Located in the northern part of the North Island, Auckland has two major harbors, creating an isthmus of the city. These harbors give the city a sparkle that you can enjoy any way you wish, from a relaxing sail to a zip on a jet boat. You can even try your hand at piloting a real America’s Cup yacht!
The South Island’s largest city, Christchurch feels like a slice of England by the ocean, amongst agricultural plains. Despite major earthquakes in 2010 and 2011 that destroyed many historic buildings in the city, Christchurch still has a historic feel with brick, cobblestone, tramcars and Victorian architecture.
Located in the northwest of the South Island of New Zealand, the small city of Nelson and nearby Abel Tasman National Park are a beautiful and relaxing area of New Zealand. The region is best known for its relaxed vibe, sunny skies, sand and sparkling coastline.
Dunedin is the second largest city on New Zealand’s South Island, and it’s located on the southeast coast at the base of the Otago Peninsula, which juts out into the Pacific Ocean.

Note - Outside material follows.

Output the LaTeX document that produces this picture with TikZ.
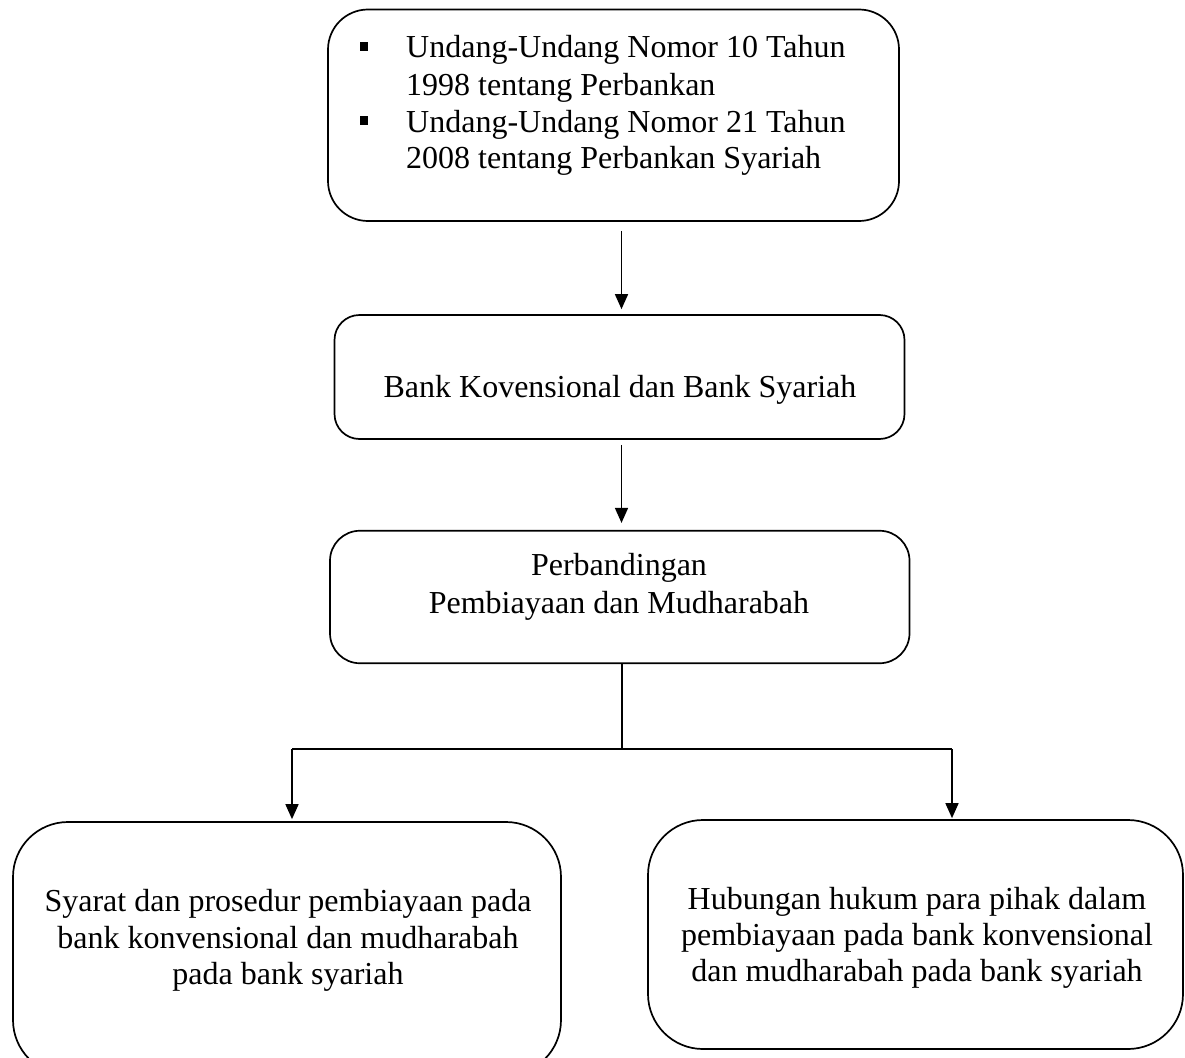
\documentclass[tikz,border=0pt]{standalone}
\usepackage{fontspec}
\setmainfont{Liberation Serif}
\usetikzlibrary{arrows.meta}
\begin{document}
\begin{tikzpicture}[x=1pt,y=-1pt,
  boxshape/.style={draw, line width=1.7pt, inner sep=0pt},
  txt/.style={font=\fontsize{32}{37}\selectfont, inner sep=0pt, anchor=base},
  ltxt/.style={font=\fontsize{32}{37}\selectfont, inner sep=0pt, anchor=base west},
  bulletsq/.style={fill=black, inner sep=0pt, minimum size=8.5pt},
  conn/.style={line width=1.6pt},
  arr/.style={conn, -{Triangle[length=15pt,width=13pt]}}]
\useasboundingbox (0,0) rectangle (1185,1057);

% boxes
\node[boxshape, rounded corners=40pt, minimum width=571pt, minimum height=211.5pt] (b1) at (613.5,115.25) {};
\node[boxshape, rounded corners=25pt, minimum width=570pt, minimum height=124pt] (b2) at (619.5,377) {};
\node[boxshape, rounded corners=30pt, minimum width=579.5pt, minimum height=132.5pt] (b3) at (619.75,597) {};
\node[boxshape, rounded corners=55pt, minimum width=548pt, minimum height=253pt] (lb) at (287,948.5) {};
\node[boxshape, rounded corners=55pt, minimum width=535pt, minimum height=229pt] (rb) at (915.5,934.5) {};

% top box text
\node[bulletsq] (bu1) at (364,46.5) {};
\node[bulletsq] (bu2) at (364,120.5) {};
\node[ltxt] (t1a) at (406,58) {Undang-Undang Nomor 10 Tahun};
\node[ltxt] (t1b) at (406,95) {1998 tentang Perbankan};
\node[ltxt] (t1c) at (406,132) {Undang-Undang Nomor 21 Tahun};
\node[ltxt] (t1d) at (406,168) {2008 tentang Perbankan Syariah};

% middle texts
\node[txt] (t2) at (620,397) {Bank Kovensional dan Bank Syariah};
\node[txt] (t3a) at (619,575) {Perbandingan};
\node[txt] (t3b) at (619,613) {Pembiayaan dan Mudharabah};

% bottom texts
\node[txt] (l1) at (288,911) {Syarat dan prosedur pembiayaan pada};
\node[txt] (l2) at (288,948) {bank konvensional dan mudharabah};
\node[txt] (l3) at (288,984) {pada bank syariah};
\node[txt] (r1) at (917,909) {Hubungan hukum para pihak dalam};
\node[txt] (r2) at (917,945) {pembiayaan pada bank konvensional};
\node[txt] (r3) at (917,981) {dan mudharabah pada bank syariah};

% connectors
\draw[arr, shorten <=9pt, shorten >=5pt] (b1.south -| 621.5,0) -- (b2.north -| 621.5,0);
\draw[arr, shorten <=5pt, shorten >=7pt] (b2.south -| 621.5,0) -- (b3.north -| 621.5,0);

\coordinate (split) at (622,749);
\coordinate (lcorner) at (292,749);
\coordinate (rcorner) at (952,749);
\draw[conn] (b3.south -| split) -- (split);
\draw[conn] (lcorner) -- (rcorner);
\draw[arr, shorten >=2pt] (lcorner) -- (lcorner |- lb.north);
\draw[arr, shorten >=1pt] (rcorner) -- (rcorner |- rb.north);
\end{tikzpicture}
\end{document}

It’s most well known for its Scottish heritage, dramatic natural sights, and high student population thanks to the University of Otago.
The West Coast of New Zealand’s South Island is a rugged, remote region where the high southern Alps descend into glaciers, temperate rainforest, and the wild Tasman Sea. The area is known for stunning coastline, glaciers, wet climate, and a rough and tumble mining history. Starting in the North at Karamea, the main (and only) road travels southward, squeezed between the Alps and the Coast, through Westport, Punakaiki, Greymouth, Hokitika, Franz Josef and Fox Glaciers, Haast, and finally Jackson Bay.
Located on the northeastern tip of New Zealand’s South Island, the Marlborough region is known for two main things: wine and water. The mainland is filled with vineyards, producing more wine than any other region of New Zealand, including most of what is sold in North America under a New Zealand label.